* _What to work on_
Starting at the line with "What matplotlib code" and stopping at the line with "fig.savefig('out.png', dpi=100, facecolor='white')", repeat each line exactly. Include both and omit the rest.

* _Supplied records_
----
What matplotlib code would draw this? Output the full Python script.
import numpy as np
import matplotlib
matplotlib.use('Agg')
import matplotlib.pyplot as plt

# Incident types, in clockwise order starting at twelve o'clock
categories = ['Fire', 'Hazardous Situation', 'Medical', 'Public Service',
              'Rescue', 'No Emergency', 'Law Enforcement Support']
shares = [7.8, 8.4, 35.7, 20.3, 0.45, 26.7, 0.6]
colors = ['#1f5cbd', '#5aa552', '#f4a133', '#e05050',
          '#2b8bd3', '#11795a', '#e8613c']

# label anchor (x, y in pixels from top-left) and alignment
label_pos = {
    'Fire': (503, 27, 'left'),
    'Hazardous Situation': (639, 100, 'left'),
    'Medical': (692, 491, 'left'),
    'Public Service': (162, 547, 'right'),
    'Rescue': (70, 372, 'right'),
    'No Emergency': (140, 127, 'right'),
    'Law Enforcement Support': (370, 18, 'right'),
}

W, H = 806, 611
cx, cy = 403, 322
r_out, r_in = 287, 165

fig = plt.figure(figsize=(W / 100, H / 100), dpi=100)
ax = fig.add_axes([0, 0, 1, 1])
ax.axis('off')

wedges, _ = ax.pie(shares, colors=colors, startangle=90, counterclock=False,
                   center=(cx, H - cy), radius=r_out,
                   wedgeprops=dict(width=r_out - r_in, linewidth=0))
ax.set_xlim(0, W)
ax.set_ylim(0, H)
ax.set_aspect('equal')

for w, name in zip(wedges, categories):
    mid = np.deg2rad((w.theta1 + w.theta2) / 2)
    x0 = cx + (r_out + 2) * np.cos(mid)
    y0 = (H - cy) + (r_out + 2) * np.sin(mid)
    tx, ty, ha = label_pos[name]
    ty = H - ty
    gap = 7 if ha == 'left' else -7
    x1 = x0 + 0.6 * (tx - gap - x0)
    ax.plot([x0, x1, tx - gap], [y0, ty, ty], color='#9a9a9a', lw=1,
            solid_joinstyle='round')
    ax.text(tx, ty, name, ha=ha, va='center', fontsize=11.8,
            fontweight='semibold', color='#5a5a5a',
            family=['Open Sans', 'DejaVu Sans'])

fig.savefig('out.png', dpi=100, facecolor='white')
----
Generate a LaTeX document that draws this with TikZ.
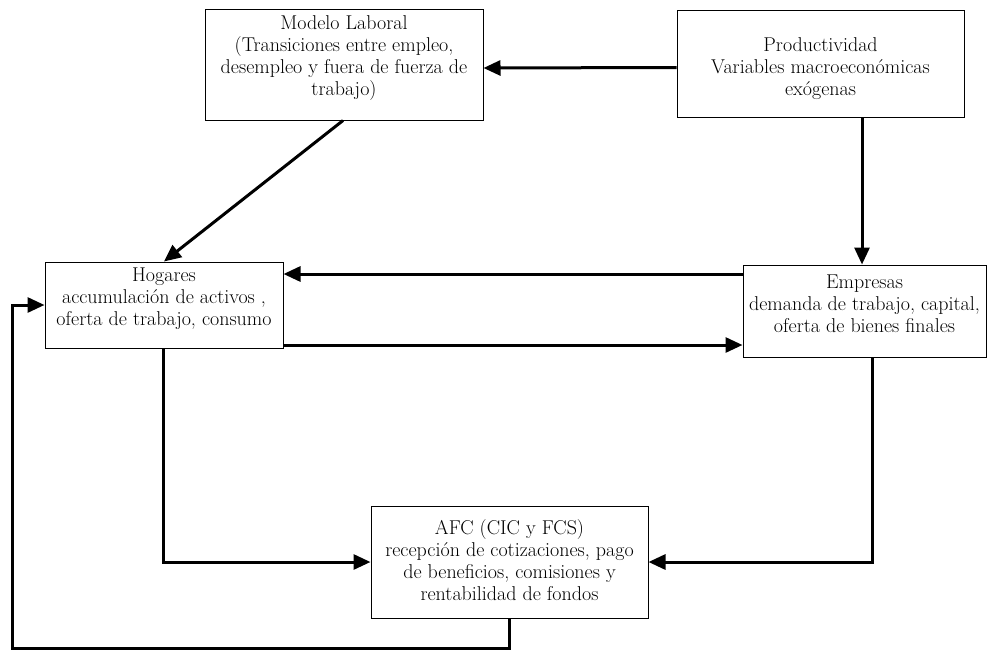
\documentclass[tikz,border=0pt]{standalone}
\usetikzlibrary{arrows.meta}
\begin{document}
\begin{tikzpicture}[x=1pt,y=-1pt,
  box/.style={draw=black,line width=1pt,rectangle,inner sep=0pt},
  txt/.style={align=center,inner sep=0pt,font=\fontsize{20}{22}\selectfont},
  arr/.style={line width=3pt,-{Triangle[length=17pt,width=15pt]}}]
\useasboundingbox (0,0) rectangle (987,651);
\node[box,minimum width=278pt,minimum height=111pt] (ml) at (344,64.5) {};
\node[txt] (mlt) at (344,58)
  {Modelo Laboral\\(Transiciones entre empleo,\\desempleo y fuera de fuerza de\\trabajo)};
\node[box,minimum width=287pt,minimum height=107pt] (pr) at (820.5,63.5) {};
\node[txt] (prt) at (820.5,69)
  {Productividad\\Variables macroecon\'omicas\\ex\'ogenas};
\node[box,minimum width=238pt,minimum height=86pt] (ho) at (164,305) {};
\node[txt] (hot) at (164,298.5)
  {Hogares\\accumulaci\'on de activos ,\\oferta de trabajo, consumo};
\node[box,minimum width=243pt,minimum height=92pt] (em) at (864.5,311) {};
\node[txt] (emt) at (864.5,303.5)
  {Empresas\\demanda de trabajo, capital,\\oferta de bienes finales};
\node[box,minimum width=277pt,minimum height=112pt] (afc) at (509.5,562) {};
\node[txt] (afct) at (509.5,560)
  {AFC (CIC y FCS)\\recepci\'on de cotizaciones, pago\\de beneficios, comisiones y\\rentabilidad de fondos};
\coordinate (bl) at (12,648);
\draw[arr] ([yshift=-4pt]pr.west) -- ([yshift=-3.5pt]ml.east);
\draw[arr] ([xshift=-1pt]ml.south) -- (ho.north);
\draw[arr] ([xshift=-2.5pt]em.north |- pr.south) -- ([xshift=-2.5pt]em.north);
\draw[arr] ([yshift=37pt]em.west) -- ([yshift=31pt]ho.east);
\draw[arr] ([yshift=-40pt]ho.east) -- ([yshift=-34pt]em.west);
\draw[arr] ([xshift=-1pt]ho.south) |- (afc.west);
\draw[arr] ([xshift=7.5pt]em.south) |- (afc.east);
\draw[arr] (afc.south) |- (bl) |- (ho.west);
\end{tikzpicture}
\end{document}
----
* _Written solution_
What matplotlib code would draw this? Output the full Python script.
import numpy as np
import matplotlib
matplotlib.use('Agg')
import matplotlib.pyplot as plt

# Incident types, in clockwise order starting at twelve o'clock
categories = ['Fire', 'Hazardous Situation', 'Medical', 'Public Service',
              'Rescue', 'No Emergency', 'Law Enforcement Support']
shares = [7.8, 8.4, 35.7, 20.3, 0.45, 26.7, 0.6]
colors = ['#1f5cbd', '#5aa552', '#f4a133', '#e05050',
          '#2b8bd3', '#11795a', '#e8613c']

# label anchor (x, y in pixels from top-left) and alignment
label_pos = {
    'Fire': (503, 27, 'left'),
    'Hazardous Situation': (639, 100, 'left'),
    'Medical': (692, 491, 'left'),
    'Public Service': (162, 547, 'right'),
    'Rescue': (70, 372, 'right'),
    'No Emergency': (140, 127, 'right'),
    'Law Enforcement Support': (370, 18, 'right'),
}

W, H = 806, 611
cx, cy = 403, 322
r_out, r_in = 287, 165

fig = plt.figure(figsize=(W / 100, H / 100), dpi=100)
ax = fig.add_axes([0, 0, 1, 1])
ax.axis('off')

wedges, _ = ax.pie(shares, colors=colors, startangle=90, counterclock=False,
                   center=(cx, H - cy), radius=r_out,
                   wedgeprops=dict(width=r_out - r_in, linewidth=0))
ax.set_xlim(0, W)
ax.set_ylim(0, H)
ax.set_aspect('equal')

for w, name in zip(wedges, categories):
    mid = np.deg2rad((w.theta1 + w.theta2) / 2)
    x0 = cx + (r_out + 2) * np.cos(mid)
    y0 = (H - cy) + (r_out + 2) * np.sin(mid)
    tx, ty, ha = label_pos[name]
    ty = H - ty
    gap = 7 if ha == 'left' else -7
    x1 = x0 + 0.6 * (tx - gap - x0)
    ax.plot([x0, x1, tx - gap], [y0, ty, ty], color='#9a9a9a', lw=1,
            solid_joinstyle='round')
    ax.text(tx, ty, name, ha=ha, va='center', fontsize=11.8,
            fontweight='semibold', color='#5a5a5a',
            family=['Open Sans', 'DejaVu Sans'])

fig.savefig('out.png', dpi=100, facecolor='white')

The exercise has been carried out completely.